Posted by: squik at Apr 27, 2007 4:04:23 PM
Tyler,
Since 1935, we have had the great generation of the 1950s and 1960s: Maria Callas, Renata Tebaldi, Mario Del Monaco, Giuseppe Di Stefano, Franco Corelli, Ettore Bastianini, Cesare Siepi. In Germany, Elizabeth Schwarzkopf. In America, Richard Tucker, Leonard Warren, and Beverly Sills. If you want to go for elegance and style, Carlo Bergonzi, Alfredo Kraus, and Teresa Berganza. We have had the absolute and dominating voices of Joan Sutherland and Montserrat Caballe in the 1970s. In the 1980s, the Rossini Renaissance stemmed from the unique singing by Samuel Ramey, Marilyn Horne, Chris Merritt, and Rockwell Blake, in addition to the aforementioned Caballe and Sutherland. What about Pavarotti, Domingo, and Carreras? For the Wagnerians, Nilsson and Windgassen. From Eastern Europe: Nicolai Ghiaurov and Boris Christoff. Currently on stage: Mariella Devia and Edita Gruberova. Currently on stage, and likely to last in the foreseeable future: Juan Diego Florez and Natalie Dessay.

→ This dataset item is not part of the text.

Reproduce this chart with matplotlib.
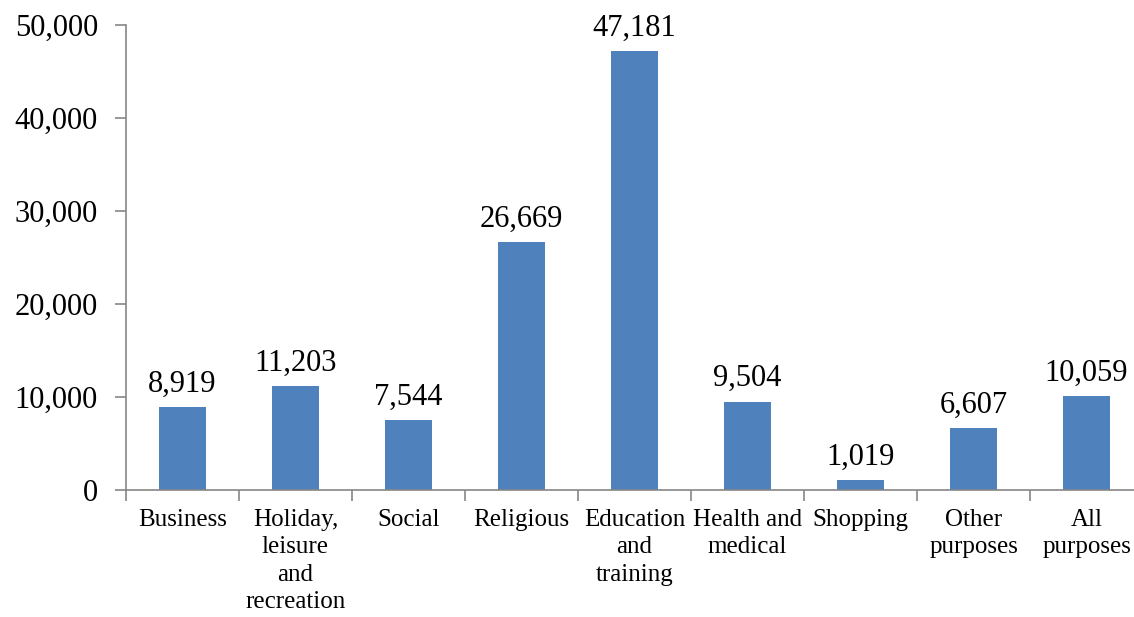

I would agree, only to some extent, on #5 and #6 as drivers for #3. But overall, I think we still have a strong case for cultural optimism here. Opera is a very resilient form of art. You may want to rethink your assumptions. I will be glad to send a few recording your way if it can help.
Posted by: Adolfo at Apr 27, 2007 5:17:55 PM
Thanks to better recording technology, more people are listening more critically to opera singers. Reputation and nostalgia carried the singers of the past more than those of today.
Posted by: Tom T. at Apr 28, 2007 12:00:20 AM
but I share the common opinion that opera singing has declined since, say, 1935. Why might this be?
How can we begin to tell? Recording technology has changed beyond belief since then.
Now, what is true is that the sound of recordings has changed. I have a friend who hates classical CDs because CD encoding involves cutting the waveforms, and CD production tries to be very smooth.
Though I don't feel so strongly about it, I also like the feeling I get of '30s recordings. I wonder if what's happening is that classical recordings sound better to many with whatever kind of aural fuzz recordings from the 30s had.